While the rollout of the federal exchange was … problematic, those problems have been mostly ironed out. No, it’s not “perfect,” but it’s apparent that it’s well on track to performing as it should. Will it ever not have glitches? No, but that’s the nature of information technology, particularly any complex system. It also won’t be for everyone, since there’s a dizzying array of personal conditions that don’t quite fit what can be done on a website and have to be handled in person, or people who simply refuse to learn to use technology. That said, it seems to be doing a lot of business, both in the state and in the federal exchanges.
Here’s the figures for New York at the close of the first enrollment period: 447,990 applications completed, 214, 077 enrolled. That’s a pretty significant figure. The enrollment figures will increase over the next week or two, but it shows the remarkable amount of interest in having insurance. The reports from around the country show a similar jump. As time goes on, and many of the dire predictions of doom that the Republicans have been making don’t happen, it’ll grow even more. That’s not to say that the media hasn’t been busily trying to find some tarnish on the silver linings, they have. Yes, there are problems, yes, they need to be fixed, but overall it’s turning out to be a success. People are finding out that not only can they get insured, but they often are saving a lot of money by enrolling through the exchanges.
As these success stories keep coming out, as the glitches are fixed and the problems become distant memories, it will become something the Republicans consider their worst nightmare.
By the end of March, as many as 8 million to 10 million people may have insurance coverage thanks to Obamacare, so any Republican suggestions of repealing or replacing the health care reform would be a threat to those newly covered voters. “We have to recognize that reality,” Johnson told the Times. “We have to deal with the people that are currently covered under Obamacare.”

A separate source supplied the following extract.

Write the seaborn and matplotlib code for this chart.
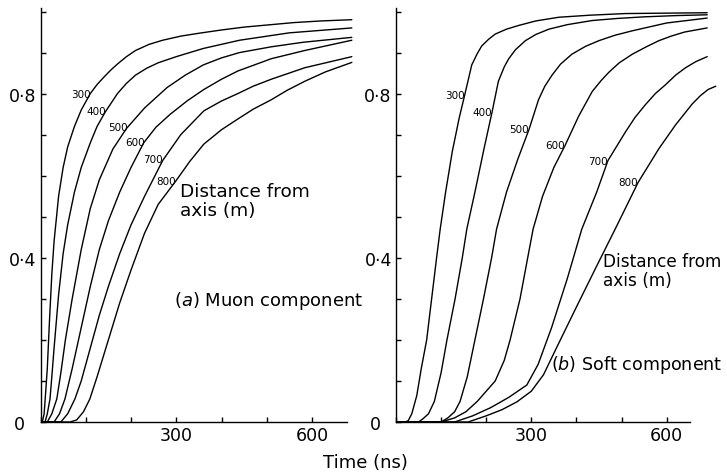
import numpy as np
import pandas as pd
import matplotlib
matplotlib.use("Agg")
import matplotlib.pyplot as plt
import seaborn as sns

# ---------------- data ----------------
distances = [300, 400, 500, 600, 700, 800]

muon_time = {
    300: [0, 4, 8, 10, 15, 20, 25, 30, 40, 50, 60, 75, 90, 110, 125, 140, 155, 170, 190, 210, 240, 270, 310, 350, 400, 450, 500, 560, 620, 688],
    400: [0, 10, 15, 21, 25, 30, 40, 50, 60, 75, 90, 110, 125, 143, 170, 190, 210, 235, 260, 300, 360, 440, 550, 688],
    500: [0, 15, 25, 36, 45, 55, 70, 90, 110, 130, 160, 190, 230, 280, 320, 360, 400, 440, 510, 580, 688],
    600: [0, 30, 42, 54, 70, 90, 110, 130, 150, 175, 200, 228, 255, 287, 325, 361, 400, 436, 510, 584, 688],
    700: [0, 45, 60, 76, 90, 110, 130, 150, 175, 200, 230, 270, 310, 361, 400, 436, 470, 510, 584, 688],
    800: [0, 65, 80, 95, 109, 125, 150, 175, 200, 230, 260, 299, 330, 361, 400, 436, 470, 510, 545, 584, 630, 688],
}
muon_frac = {
    300: [0, 0, 0.02, 0.05, 0.13, 0.25, 0.36, 0.44, 0.55, 0.62, 0.67, 0.72, 0.76, 0.80, 0.822, 0.84, 0.857, 0.872, 0.89, 0.905, 0.92, 0.93, 0.94, 0.947, 0.955, 0.962, 0.967, 0.973, 0.977, 0.98],
    400: [0, 0, 0.02, 0.056, 0.11, 0.18, 0.31, 0.41, 0.48, 0.56, 0.62, 0.68, 0.72, 0.755, 0.80, 0.825, 0.845, 0.862, 0.875, 0.89, 0.91, 0.93, 0.948, 0.96],
    500: [0, 0, 0.02, 0.056, 0.12, 0.2, 0.3, 0.42, 0.52, 0.59, 0.665, 0.715, 0.765, 0.815, 0.845, 0.87, 0.887, 0.90, 0.914, 0.925, 0.937],
    600: [0, 0, 0.02, 0.056, 0.13, 0.23, 0.33, 0.42, 0.49, 0.56, 0.62, 0.68, 0.718, 0.75, 0.783, 0.81, 0.835, 0.855, 0.885, 0.905, 0.93],
    700: [0, 0, 0.02, 0.056, 0.1, 0.18, 0.26, 0.33, 0.41, 0.48, 0.55, 0.637, 0.70, 0.758, 0.782, 0.80, 0.818, 0.835, 0.863, 0.89],
    800: [0, 0, 0.005, 0.025, 0.056, 0.11, 0.2, 0.29, 0.37, 0.46, 0.53, 0.587, 0.635, 0.677, 0.712, 0.738, 0.762, 0.785, 0.808, 0.83, 0.853, 0.876],
}

soft_time = {
    300: [0, 20, 27, 35, 46, 56, 68, 79, 90, 98, 110, 125, 140, 152, 168, 180, 190, 205, 220, 245, 272, 310, 361, 430, 509, 600, 690],
    400: [0, 50, 60, 72, 85, 100, 113, 131, 147, 157, 175, 195, 213, 227, 240, 250, 265, 287, 310, 339, 380, 435, 490, 550, 620, 690],
    500: [0, 100, 115, 130, 142, 158, 175, 194, 212, 223, 245, 270, 295, 316, 330, 346, 365, 390, 420, 450, 485, 524, 600, 690],
    600: [0, 100, 130, 155, 180, 200, 220, 240, 253, 275, 292, 304, 325, 350, 375, 405, 435, 455, 472, 495, 524, 555, 583, 610, 640, 690],
    700: [0, 130, 170, 210, 250, 290, 315, 345, 380, 412, 445, 470, 509, 530, 553, 575, 598, 620, 642, 665, 690],
    800: [0, 160, 200, 235, 268, 300, 327, 360, 400, 445, 486, 537, 583, 620, 657, 675, 692, 709],
}
soft_frac = {
    300: [0, 0, 0.003, 0.02, 0.064, 0.13, 0.2, 0.3, 0.4, 0.47, 0.56, 0.66, 0.74, 0.795, 0.87, 0.897, 0.916, 0.932, 0.945, 0.957, 0.966, 0.977, 0.986, 0.991, 0.995, 0.996, 0.997],
    400: [0, 0, 0.008, 0.02, 0.05, 0.12, 0.2, 0.3, 0.4, 0.47, 0.56, 0.665, 0.755, 0.83, 0.865, 0.885, 0.907, 0.929, 0.944, 0.957, 0.968, 0.978, 0.983, 0.987, 0.99, 0.992],
    500: [0, 0, 0.01, 0.025, 0.05, 0.11, 0.2, 0.3, 0.4, 0.47, 0.56, 0.64, 0.713, 0.785, 0.818, 0.845, 0.872, 0.896, 0.915, 0.929, 0.942, 0.953, 0.972, 0.984],
    600: [0, 0, 0.01, 0.025, 0.05, 0.075, 0.1, 0.15, 0.2, 0.3, 0.4, 0.47, 0.55, 0.62, 0.674, 0.745, 0.805, 0.832, 0.852, 0.875, 0.896, 0.914, 0.929, 0.94, 0.95, 0.96],
    700: [0, 0, 0.015, 0.035, 0.06, 0.09, 0.14, 0.23, 0.35, 0.47, 0.56, 0.637, 0.707, 0.742, 0.773, 0.8, 0.822, 0.845, 0.863, 0.878, 0.89],
    800: [0, 0, 0.015, 0.03, 0.049, 0.075, 0.115, 0.19, 0.28, 0.38, 0.47, 0.584, 0.666, 0.724, 0.775, 0.795, 0.81, 0.818],
}

y_ticks = [0, 0.1, 0.2, 0.3, 0.4, 0.5, 0.6, 0.7, 0.8, 0.9, 1.0]
y_labels = ["0  ", "", "", "", "0·4", "", "", "", "0·8", "", ""]
x_ticks = [0, 100, 200, 300, 400, 500, 600]
x_labels = ["", "", "", "300", "", "", "600"]

# curve-label anchors (right edge of each number, in data coords)
muon_label_pos = {300: (111, 0.799), 400: (145, 0.758), 500: (193, 0.719),
                  600: (231, 0.682), 700: (271, 0.641), 800: (299, 0.587)}
soft_label_pos = {300: (152, 0.796), 400: (213, 0.755), 500: (295, 0.713),
                  600: (375, 0.674), 700: (470, 0.637), 800: (537, 0.584)}


def long_frame(times, fracs):
    rows = []
    for d in distances:
        for t, f in zip(times[d], fracs[d]):
            rows.append((d, t, f))
    return pd.DataFrame(rows, columns=["distance", "time", "frac"])


muon_df = long_frame(muon_time, muon_frac)
soft_df = long_frame(soft_time, soft_frac)

# ---------------- figure ----------------
sns.set_style("ticks")
plt.rcParams["font.family"] = ["DejaVu Sans"]
plt.rcParams["text.color"] = "black"
plt.rcParams["axes.labelcolor"] = "black"
plt.rcParams["xtick.color"] = "black"
plt.rcParams["ytick.color"] = "black"

W, H = 727, 477
fig = plt.figure(figsize=(W / 100, H / 100), dpi=100)


def px(x, y):
    return x / W, 1 - y / H


ax1 = fig.add_axes([40.5 / W, (H - 423) / H, 690 * 0.4525 / W, 1.008 * 410.5 / H])
ax2 = fig.add_axes([396 / W, (H - 423) / H, 712 * 0.451 / W, 1.008 * 410.5 / H])

for ax, df, xmax, spine_end, lab in [
    (ax1, muon_df, 690, 678, muon_label_pos),
    (ax2, soft_df, 712, 652, soft_label_pos),
]:
    sns.lineplot(data=df, x="time", y="frac", units="distance", estimator=None,
                 color="black", lw=1.0, sort=False, legend=False, ax=ax)
    ax.set_xlim(0, xmax)
    ax.set_ylim(0, 1.008)
    ax.set_xticks(x_ticks)
    ax.set_xticklabels(x_labels)
    ax.set_yticks(y_ticks)
    ax.set_yticklabels(y_labels)
    ax.tick_params(direction="in", length=3.5, width=1, labelsize=12.5, pad=3,
                   colors="black")
    ax.set_xlabel("")
    ax.set_ylabel("")
    for s in ["top", "right"]:
        ax.spines[s].set_visible(False)
    for s in ["left", "bottom"]:
        ax.spines[s].set_linewidth(1.0)
        ax.spines[s].set_color("black")
    ax.spines["bottom"].set_bounds(0, spine_end)
    ax.patch.set_alpha(0)
    for d in distances:
        tx, ty = lab[d]
        ax.text(tx, ty, str(d), ha="right", va="center", fontsize=7.5, color="black")

# annotations
fig.text(*px(180, 183), "Distance from\naxis (m)", ha="left", va="top",
         fontsize=13.3, linespacing=1.05, color="black")
fig.text(*px(174, 301), r"($\mathit{a}$) Muon component", ha="left", va="center",
         fontsize=13, color="black")
fig.text(*px(603, 253), "Distance from\naxis (m)", ha="left", va="top",
         fontsize=12.2, linespacing=1.1, color="black")
fig.text(*px(551, 365), r"($\mathit{b}$) Soft component", ha="left", va="center",
         fontsize=12.6, color="black")
fig.text(*px(365, 463), "Time (ns)", ha="center", va="center", fontsize=13,
         color="black")

fig.savefig("out.png", dpi=100)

In short, they staked their party’s future success on an all or nothing attempt to stop it before it rolled out. Once it had, they’re now in the situation of coming up with alternatives, and the biggest problem? They don’t have them.
“If the question is ‘What is your plan to replace Obamacare with a bill that maximizes coverage?’ we will fail. Period,” said the aide, who was granted anonymity to speak candidly. “If the question is re-framed as ‘What concrete steps can you take to lower cost and increase access?’ we can play. By definition we have no credibility on the former.”
They don’t have much in the way of credibility on the latter, either. Most of their proposed “concrete steps” are things that have already been shown to be complete failures or would not pass the “will it work” test, according to most analysts. Their big problem is that they’re not used to criticizing, they’re used to attacking, where they can skip any bothersome details of exactly which aspect they’d fix and how.
What’s interesting is that what has been touted as “a failure,” and President Obama’s “worst debacle” by various of the right, news media, and frustrati is actually becoming a success. It’s doing a lot of business for a failure. Then again, those of us who were paying attention kept saying that. It does not mean that improvements couldn’t be made, both in the exchanges, and in getting more states to start offering the other aspects. To do that though, we shouldn’t count on Republicans. We need to elect more Democrats, to take over the House, keep the Senate, and state houses. The “anchor” that Republicans hoped this would be for Democrats may instead be the anchor that drags them down as more and more people realize that.